All novels have a throughline that guides the reader from beginning to end, an element central to the book. Traditionally, that’s a main character or a set of several main characters whose actions progress the plot. The more complex the novel, the more complicated the main characters and the bigger their symbolic significance. Believable character development and an organic, cohesive storyline are believed to be the marks of a good novel.
Childhood’s End doesn’t fit this. It’s a work that’s remarkably unconcerned with even establishing a main character. There are a handful of returning characters, to be sure, but they’re almost incidental. The very structure of the book, with numerous quite long jumps forward in time, prohibits us from following them from start fo finish. The leader of the UN, who seems to be set up as the protagonist, is only around for the first couple of chapters, for example; the only character who’s even in the entire novel is one of the aliens.
Instead, the novel is interested in a question: “What is the cosmic purpose of man?” In the book, Clarke invites us to observe one answer to that question. That’s the throughline much more than the characters. There is no plot to speak of, only snippets, scattered episodes. These vignettes don’t really add up to anything thematically or story-wise; Childhood’s End is not an episodic novel with a masterful synthesis at the very end. Their purpose is to show the reader what might happen if giant spaceships started appearing over Earth’s cities, with powerful and mysterious aliens forcing humanity to grow up. Hence why I’m calling it a novel of ideas: the characters don’t need to be more than ciphers because we’re not really meant to identify with them. They’re like lab rats in an experiment, Clarke is the scientist who’s set up the environment, and we’re visitors watching the results.

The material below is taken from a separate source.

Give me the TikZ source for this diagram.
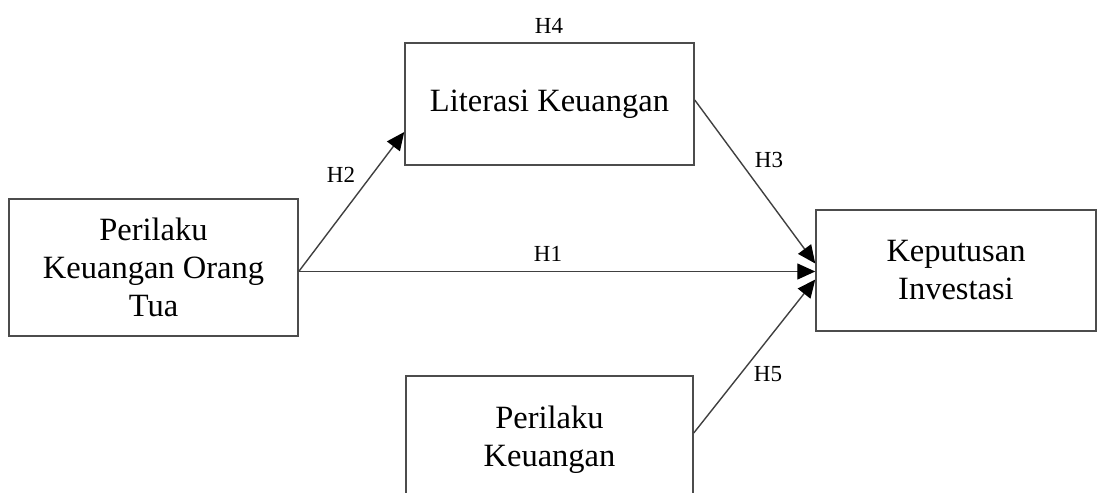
\documentclass[tikz,border=0pt]{standalone}
\usepackage{fontspec}
\setmainfont{Liberation Serif}
\usetikzlibrary{arrows.meta,positioning}

\tikzset{
  var/.style={draw=black!70, line width=0.75pt, align=center, inner sep=0pt,
    font=\fontsize{16.25}{19}\selectfont},
  hyp/.style={font=\fontsize{11.5}{13}\selectfont, inner sep=1pt},
  link/.style={draw=black!75, line width=0.7pt, -{Triangle[length=9pt,width=8pt,color=black]}}
}

\begin{document}
\begin{tikzpicture}[x=0.5pt,y=-0.5pt]
	\useasboundingbox (0,0) rectangle (1099,493);
	\clip (0,0) rectangle (1099,493);
	% variabel
	\node[var, minimum width=144.5pt, minimum height=61pt] (literasi) at (549.5,104) {Literasi Keuangan};
	\node[var, minimum width=144.5pt, minimum height=68.5pt] (ortu) at (153.5,267.5) {Perilaku\\Keuangan Orang\\Tua};
	\node[var, minimum width=140pt, minimum height=60.5pt] (keputusan) at (956,270.5) {Keputusan\\Investasi};
	\node[var, minimum width=143.5pt, minimum height=64pt] (perilaku) at (549.5,440) {Perilaku\\Keuangan};
	% hipotesis
	\draw[link] ([yshift=-2pt]ortu.east) -- ([yshift=-0.5pt]keputusan.west);
	\draw[link] ([yshift=-2pt]ortu.east) -- ([yshift=-14pt]literasi.west);
	\draw[link] ([yshift=2pt]literasi.east) -- ([yshift=3.5pt]keputusan.west);
	\draw[link] ([yshift=3.5pt]perilaku.east) -- ([yshift=-4.5pt]keputusan.west);
	\node[hyp] (h4) at (549,25.5) {H4};
	\node[hyp] (h2) at (341,175) {H2};
	\node[hyp] (h3) at (769,160) {H3};
	\node[hyp] (h1) at (548,254) {H1};
	\node[hyp] (h5) at (768,374) {H5};
\end{tikzpicture}
\end{document}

As a result, the novel’s mood is rather clinical. That’s not to say that it’s boring, far from it, but tension is derived not from fearing for the fates of individual characters, but from wondering how it is all going to end (“it” being the chain of events set in motion by advanced aliens taking humanity under their wing). The selling point is the idea, not a thrilling plot. The characters, for the most part, are very reactive and don’t have a whole lot of agency (and even where they do, there’s no such thing as an action sequence or a heroic stand against evil). And that’s probably a bit too non-traditional for at least a mainstream movie. Hollywood might try to streamline the story by condensing the timeline and creating new action scenes for a main character to play hero in, both of which would run counter to what Clarke is trying to say: in his scenario, change takes time, and we humans don’t – and can’t – do a lot to stop it.
I can’t really say anything more without spoiling the novel’s big reveals, which I don’t want to do. Let me say only that despite the lack of relatable characters or a driving plot, I was never bored by Childhood’s End. Its vision of a potential future is intriguing enough on its own, and I’m certain that the ending, which is hopeful and bleak and final and open-ended and mystical and down-to-Earth, all at the same time, is going to stick with me for a long time.